In Honor and Recognition of Geraldean Matthew
This is a guest blog by Jeannie Economos. She is the Pesticide Safety and Environmental Health Project Coordinator for the Farmworker Association of Florida, which includes coordinator of the Lake Apopka Legacy Project and the Lake Apopka Farmworker Memorial Quilt Project.
On Saturday, September 3, at about 8:30pm, the world lost a strong warrior in the struggle for social and environmental justice. Geraldean Matthew transitioned peacefully from this world to the next, leaving behind a lasting legacy in the lives of the countless people whose lives she touched through her dedicated and unselfish work in and for her community for more than three decades.
Born in Belle Glade, Florida to a farmworker mother, Geraldean grew up as a young girl traveling the seasons up and down the east coast harvesting crops as varied as corn, cabbage, oranges, peppers and even Christmas trees in Southern Canada. Eventually, her family settled in the agricultural town of Apopka, Florida, where she remembers working in the vegetable fields on what is Florida’s fourth largest lake. The Lake Apopka farmlands are infamous for being the site of bird deaths and alligator reproductive anomalies due to the extensive amount of fertilizers and pesticides applied to the crops. Geraldean remembered being sprayed directly by pesticides and bringing home empty pesticide containers for various uses around the house—long before there were any regulations to train farmworkers about the dangers and health effects of pesticide exposure.
As a young woman in the late 1970s, Geraldean met the four courageous nuns who moved to Apopka and formed the Office for Farmworker Ministry to work with the largely African American and later Hispanic and Haitian communities in the area.
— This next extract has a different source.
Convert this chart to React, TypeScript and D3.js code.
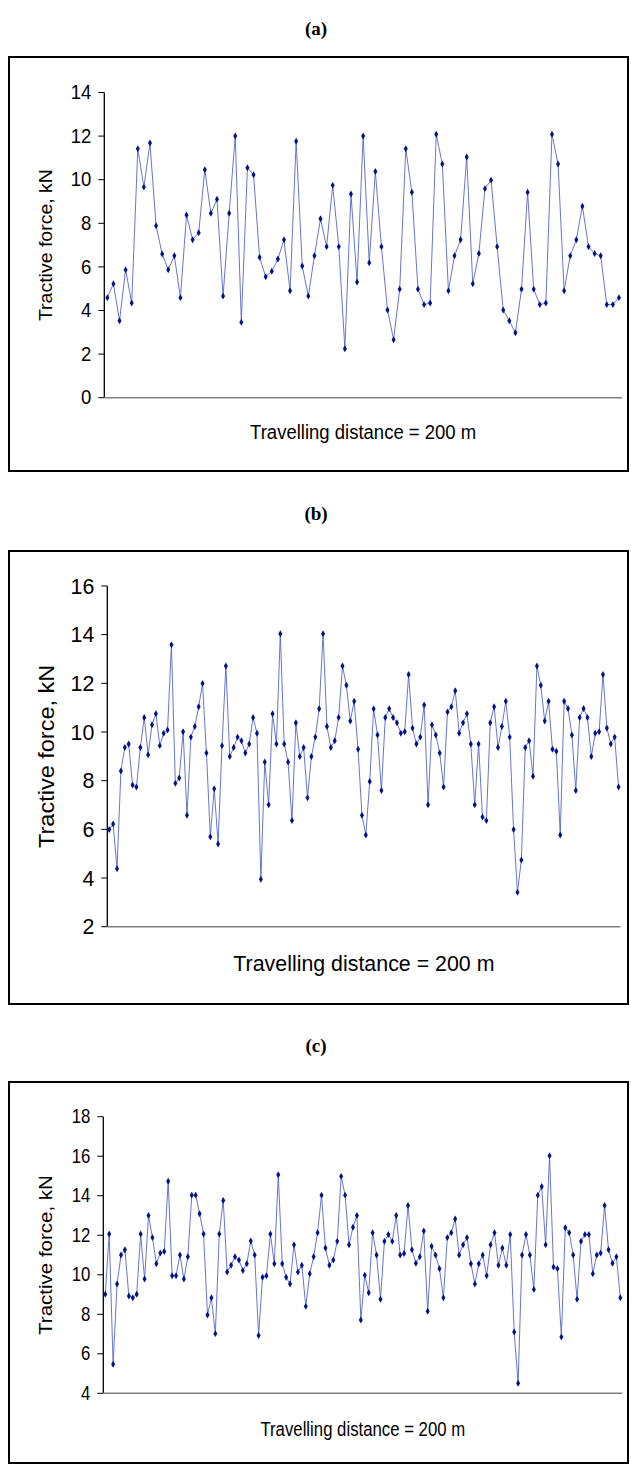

That was the beginning of Geraldean’s education about the issues of social injustice and her becoming engaged in what would become a life-long work of making a positive difference in her community. Later, as a staff member of the Farmworker Association of Florida, Geraldean was known as fearless in her outreach to the HIV/AIDS community in Central Florida, leading the way into potentially dangerous environments if she knew there was someone in there who needed her help.
In the 1990s, when the Lake Apopka Farmworker Project was established at FWAF, Geraldean was at the forefront of efforts to help farmworkers displaced by the closing of the Lake Apopka farms to find re-training, new jobs, housing and assistance for their basic and immediate needs. Oftentimes, thinking more of others than of herself, Geraldean woke early to transport people to jobs miles away and worked late into the night doing outreach and education. Later, in 2005, she was the co-coordinator, along with anthropologist Ron Habin, of the Lake Apopka Farmworker Environmental Health Survey, which sought to identify the health conditions in the community of former Lake Apopka farmworkers and their experiences of pesticide exposure. A decade later, she was most proud of the Lake Apopka Farmworker Memorial Quilt Project, which she helped inspire, and of the book Fed Up: The High Costs of Cheap Food by author Dale Slongwhite, which captured the stories of some eleven former farmworkers and community members.
In the last year of her life, as Geraldean was suffering the consequences of multiple chronic illnesses likely related to decades of direct and generational exposure to organochlorine pesticides, Geraldean Matthew told Fed Up author that they had at least two or three more books yet to write together; that she had many more from a lifetime of stories that still needed to be told. Sadly, those stories leave us along with Geraldean, as she moves on from this world to the next. Still, those Geraldean leaves behind have a wealth of stories of their own from a vast treasure of memories of working alongside Geraldean for years—at rallies and demonstrations; lobbying to decision makers in the state capitol; going door-to-door conducting a health survey; testifying at meetings and conferences, including at the EPA; speaking to countless church, student and civic groups about her personal life and the conditions for farmworkers; outreaching to AIDS patients in crack houses and on the streets; organizing meetings and community events; and motivating and inspiring others to get involved.
Geraldean may be gone, but her spirit lives on in all whose lives she has touched and by leaving the world a better place for her having been in it. We will miss you Geraldean. You are now free of the suffering of this world. May you be at peace and may your spirit soar free!